Against the midpoint of Elastic’s revenue guidance, the company is trading at just 6.0x EV/FY23 revenue – a bargain for a company with high-20s growth and breakeven operating margins. Fairly valued, I think Elastic can reach up to an 8.5x EV/FY23 revenue multiple, implying a $98 price target and 40% upside from current levels.

Don’t miss the opportunity to buy Elastic while it’s still cheap.

Q4 download

Let’s now go through Elastic’s latest quarterly results in greater detail. The Q4 earnings summary, for the quarter ending in April, is shown below:

Elastic Q4 results

Elastic Q4 results (Elastic Q4 earnings release)

Elastic grew its revenue at a 35% y/y pace to $239.4 million in the quarter, outpacing Wall Street’s expectations of $232.4 million (+31% y/y) by a healthy four-point margin. Note that in constant currency, growth would have been two points stronger than 37% y/y. Underneath this top line, Elastic Cloud revenue grew at a stellar 71% y/y pace to $87.7 million, representing 37% of overall revenue. As previously mentioned, the company expects cloud-based revenue to represent half of the overall pie by FY25.

Note that Elastic is specifically incentivizing its salespeople to push cloud products in FY23 with a new compensation structure. Per CEO Ash Kulkarni’s prepared remarks on the Q4 earnings call:

To further enable our growth engine, we are incentivizing our sales teams with a new compensation structure in FY23 with an explicit bias towards cloud.
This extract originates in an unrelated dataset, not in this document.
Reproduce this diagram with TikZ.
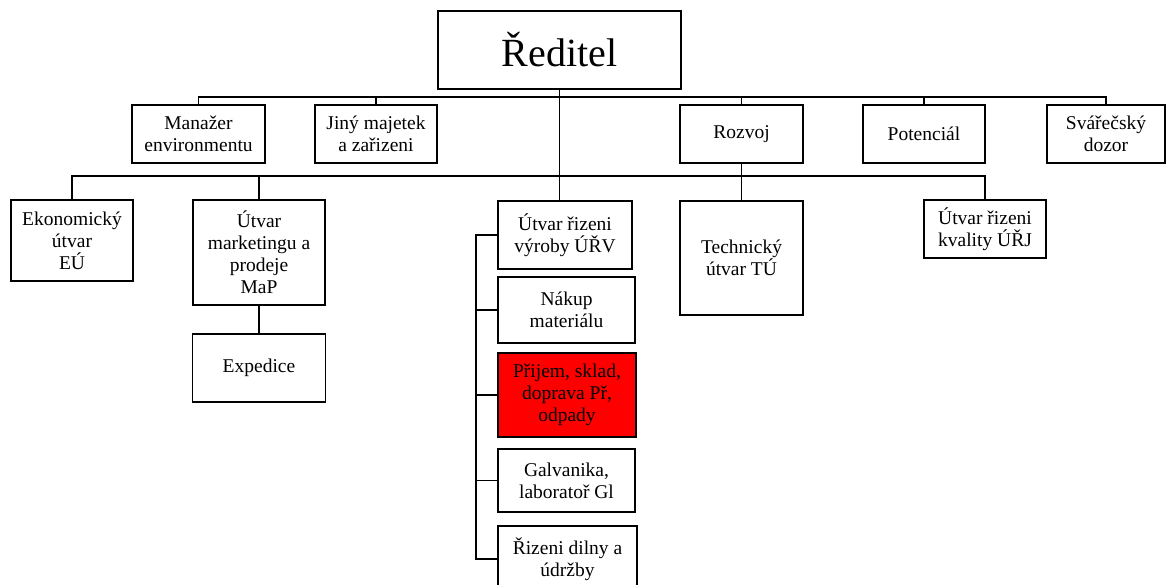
\documentclass[tikz,border=0pt]{standalone}
\usepackage{fontspec}
\setmainfont{Liberation Serif}
\tikzset{
	unit/.style={draw, line width=1.8pt, align=center, inner sep=0pt, font=\fontsize{19.5}{22}\selectfont},
	link/.style={line width=1.6pt},
}
\begin{document}
\begin{tikzpicture}[x=1pt,y=-1pt]
		\useasboundingbox (0,0) rectangle (1166,584);
		\node[unit, minimum width=243pt, minimum height=78pt, font=\fontsize{40}{44}\selectfont] (reditel) at (559.5,50) {Ředitel};
		
		\node[unit, minimum width=133pt, minimum height=58pt] (manazer) at (198.5,134) {Manažer\\environmentu};
		\node[unit, minimum width=122pt, minimum height=58pt] (jiny) at (376,134) {Jiný majetek\\a zařizeni};
		\node[unit, minimum width=123pt, minimum height=58pt] (rozvoj) at (741.5,134) {Rozvoj};
		\node[unit, minimum width=122pt, minimum height=58pt] (potencial) at (924,134) {Potenciál};
		\node[unit, minimum width=118pt, minimum height=58pt] (svar) at (1106,134) {Svářečský\\dozor};
		
		\node[unit, minimum width=122pt, minimum height=81pt] (ekon) at (72,240.5) {Ekonomický\\útvar\\EÚ};
		\node[unit, minimum width=132pt, minimum height=105pt] (map) at (259,252.5) {Útvar\\marketingu a\\prodeje\\MaP};
		\node[unit, minimum width=133pt, minimum height=68pt] (exped) at (259,368) {Expedice};
		\node[unit, minimum width=123pt, minimum height=114pt] (tech) at (741.5,258) {Technický\\útvar TÚ};
		\node[unit, minimum width=122pt, minimum height=58pt] (urj) at (985,229) {Útvar řizeni\\kvality ÚŘJ};
		
		\node[unit, minimum width=134pt, minimum height=68pt] (urv) at (565,235) {Útvar řizeni\\výroby ÚŘV};
		\node[unit, minimum width=137pt, minimum height=66pt] (nakup) at (566.5,310) {Nákup\\materiálu};
		\node[unit, minimum width=138pt, minimum height=84pt, fill=red] (prijem) at (567,395) {Přijem, sklad,\\doprava Př,\\odpady};
		\node[unit, minimum width=137pt, minimum height=63pt] (galv) at (566.5,480.5) {Galvanika,\\laboratoř Gl};
		\node[unit, minimum width=139pt, minimum height=66pt] (rizeni) at (567.5,559) {Řizeni dilny a\\údržby};
		
		\coordinate (bus1) at (559.5,97);
		\coordinate (bus2) at (559.5,176);
		\coordinate (spine) at (476,235);
		
		\draw[link] (reditel.south) -- (reditel.south |- urv.north);
		\draw[link] (manazer.north) |- (bus1) -| (svar.north);
		\draw[link] (jiny.north) -- (jiny.north |- bus1);
		\draw[link] (rozvoj.north) -- (rozvoj.north |- bus1);
		\draw[link] (potencial.north) -- (potencial.north |- bus1);
		
		\draw[link] (ekon.north) |- (bus2) -| (urj.north);
		\draw[link] (map.north) -- (map.north |- bus2);
		\draw[link] (rozvoj.south) -- (tech.north);
		\draw[link] (map.south) -- (exped.north);
		
		\draw[link] (urv.west) -- (spine) |- (rizeni.west);
		\draw[link] (nakup.west) -- (nakup.west -| spine);
		\draw[link] (prijem.west) -- (prijem.west -| spine);
		\draw[link] (galv.west) -- (galv.west -| spine);
\end{tikzpicture}
\end{document}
And we are continuing to build momentum with our cloud hyperscalers through product integrations and go-to-market motions. For example, we recently announced an expanded collaboration with AWS to accelerate momentum and build market and deliver seamless access for shared customers to Elastic Cloud on AWS, while leveraging AWS’ global footprint and breadth of services. Areas of collaboration include expanding competencies to ease migration to Elastic Cloud on AWS, simplifying onboarding to Elastic Cloud on AWS, and streamlining data ingestion and new go-to-market initiatives.”

The company added 700 net-new subscription customers in the quarter to end at 18.6k, while net revenue retention rate was “just under 130%” and flat to Q3. This is a powerful illustration of Elastic’s “land and expand” business model, in which its customers balloon into much larger contracts over time.

“Land and expand” is also a powerful engine for margin expansion. As can be seen in the chart below, Elastic finally hit pro forma operating margin breakeven in FY22 (more than twenty points better than where the company was at during the time of its IPO).

Elastic operating margins

Elastic operating margins (Elastic Q4 earnings deck)

Operating leverage in Elastic’s business comes from a variety of angles. On top of the inherent profitability of “expand” deals which don’t require much sales investment to achieve, Elastic’s cloud partnerships are also effective at bringing in new revenue streams without much direct sales touch. In addition, on the R&D front, many of Elastic’s products share the same code base, reducing engineering costs over time.

Key takeaways

Fantastic growth, balanced profitability, a unique recurring revenue software product – all trading at a very reasonable valuation multiple. There are plenty of reasons to like Elastic, even if the market has more or less ignored this stock since the start of the year. Go against the current and buy Elastic while the broader markets aren’t paying much attention.